The goal of this research project is to develop and refine a model of the human spino-neuromuscular system (SNMS). The SNMS is an extremely complex non-linear control system that helps to modulate movement, defines reflex actions, responds to short term disruptions to movements, and has a significant role in compensating for and recovering from injuries. Understanding the SNMS will result in improved therapies for injury rehabilitation and recovery based on the natural function of the SNMS.
In addition, understanding of the SNMS can be exported to the wider application field of non-linear control. The SNMS has been developed and fine tuned by hundreds of millions of years of evolution into a superb non-linear control system. Being able to apply the results of that evolutionary process to manmade non-linear control problems will significantly advance the field of non-linear control.
Our current model is a single degree of freedom joint (the elbow) that is actuated with a multi-fiber muscle (the biceps). Each fiber in the simulated biceps is controlled by a seperate, but interconnected, neural network. Each neural network consists of several different neurons. Weighted connections between the neurons determine the strength of the signals passed from neuron to neuron.
In the current model there are 114 neurons that make up 6 different neural networks to control the arm movement, resulting over 600 weights that need to be adjusted to produce the target motions. If these weights were balanced manually it would take days or even weeks to produce a properly functioning model. By using a Genetic Algorithm the weights are automatically adjusted in a few hours.
The initial focus of this program was to demonstrate that a suitable model for hypothesis testing could be devleoped and trained with a GA. Now that a suitable model has been developed we are concentrating on the next phases of the research program: determing the role of the SNMS and various segmental sensory and motor components asscociated with the SNMS in controlling movement and compensating for injury and disease. Using the model it is simple to add, remove or alter components of the SNMS and thus determine their role. For example, preliminary results suggest that the Renshaw cells may have a particular role in the control of eccentric movements. By modifying parameters of the uderlying model it is easy to simulate injury or disease and examine how the SNMS responds.
In addition to the above research, we are interested in refining the model to serve as an aid for undergraduate neuroscience study and improving the underlying genetic algorithm used to train the model and a physical version of the muscle and joint model is currently being developed as a capstone design project in the College of Engineering.

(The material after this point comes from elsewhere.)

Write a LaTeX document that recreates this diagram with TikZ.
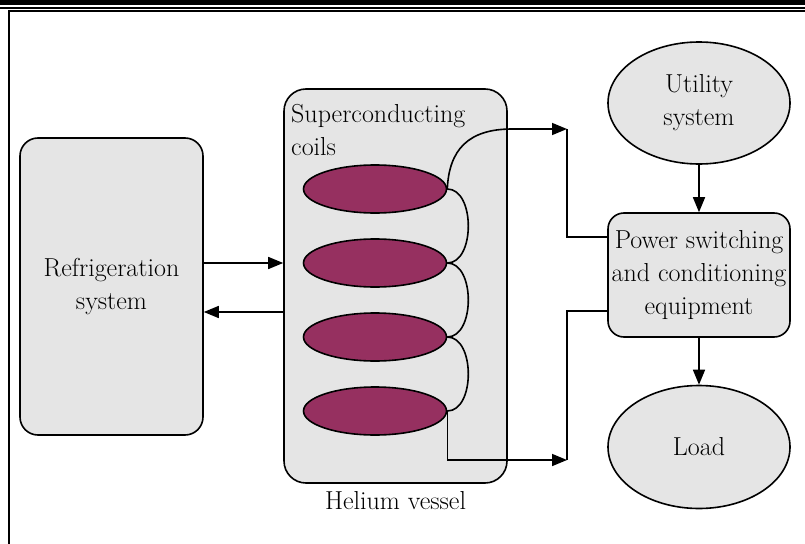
\documentclass[tikz,border=0pt]{standalone}
\usetikzlibrary{shapes.geometric,arrows.meta,calc}
\definecolor{boxgray}{RGB}{229,229,229}
\definecolor{coil}{RGB}{150,48,96}
\tikzset{
  lbl/.style={font=\fontsize{26}{33}\selectfont, text=black},
  rbox/.style={draw, line width=1.6pt, fill=boxgray, rounded corners=#1, inner sep=0pt},
  oval/.style={ellipse, draw, line width=1.6pt, fill=boxgray, inner sep=0pt, lbl, align=center},
  coilshape/.style={ellipse, draw, line width=1.6pt, fill=coil, inner sep=0pt, minimum width=143pt, minimum height=48pt},
  wire/.style={line width=1.6pt},
  arr/.style={wire, -{Triangle[length=15pt,width=12pt]}},
}
\begin{document}
\begin{tikzpicture}[x=1pt,y=-1pt]
\useasboundingbox (0,0) rectangle (805,543);
% frame
\fill[black] (0,0) rectangle (805,5.5);
\fill[black] (0,6.8) rectangle (805,8.8);
\draw[line width=2.4pt] (9,545) -- (9,11) -- (810,11);
% blocks
\node[rbox=18pt, minimum width=183pt, minimum height=297pt, lbl, align=center] (ref) at (111.5,286.5) {Refrigeration\\system};
\node[rbox=22pt, minimum width=223pt, minimum height=394pt] (vessel) at (395.5,286) {};
\node[lbl, anchor=north west, inner sep=0pt, align=left] (sc) at (291,104) {Superconducting\\coils};
\node[lbl, anchor=north, inner sep=0pt] (hv) at ([yshift=-7pt]vessel.south) {Helium vessel};
\node[coilshape] (c1) at (375,189) {};
\node[coilshape] (c2) at (375,263) {};
\node[coilshape] (c3) at (375,337) {};
\node[coilshape] (c4) at (375,411) {};
\node[oval, minimum width=182pt, minimum height=122pt] (util) at (699,103) {Utility\\system};
\node[rbox=16pt, minimum width=182pt, minimum height=124pt, lbl, align=center] (power) at (699,275) {Power switching\\and conditioning\\equipment};
\node[oval, minimum width=182pt, minimum height=123pt] (load) at (699,447) {Load};
% refrigeration <-> vessel
\draw[arr] ([yshift=23.5pt]ref.east) -- ([yshift=23.5pt]ref.east -| vessel.west);
\draw[arr] ([yshift=-25.5pt]ref.east -| vessel.west) -- ([yshift=-25.5pt]ref.east);
% coil loops
\draw[wire] (c1.east) .. controls ([xshift=28pt]c1.east) and ([xshift=28pt]c2.east) .. (c2.east);
\draw[wire] (c2.east) .. controls ([xshift=28pt]c2.east) and ([xshift=28pt]c3.east) .. (c3.east);
\draw[wire] (c3.east) .. controls ([xshift=28pt]c3.east) and ([xshift=28pt]c4.east) .. (c4.east);
% leads
\coordinate (j1) at (567,129);
\coordinate (j2) at (567,460);
\draw[arr] (c1.east) .. controls (449,150) and (468,129) .. (512,129) -- (j1);
\draw[wire] (j1) |- ([yshift=38pt]power.west);
\draw[arr] (c4.east) |- (j2);
\draw[wire] (j2) |- ([yshift=-36pt]power.west);
% right column
\draw[arr] (util.south) -- (power.north);
\draw[arr] (power.south) -- (load.north);
\end{tikzpicture}
\end{document}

The University of Idaho (funded by the National Science Foundation) is taking part in an
undergraduate research program lasting from December 14, 2003 until February 28, 2007. The
focus of this research program is advancing knowledge throughout the areas of
neuroscience, including but not limited to: computational neuroscience involving genetic
algorithms and particle swarm optimization, neurogenesis in cell survival and regeneration,
analysis of current neural network models, and psycho-physical vision studies. Each of these
fields is the focus of one or more research teams comprised of undergraduate students from
around the country. The focus of this website is to present the research findings focusing on
the evolutionary training of a biologically realistic spino-neuromuscular system, particularly
a model of the human arm with the bicep being the main contracting element.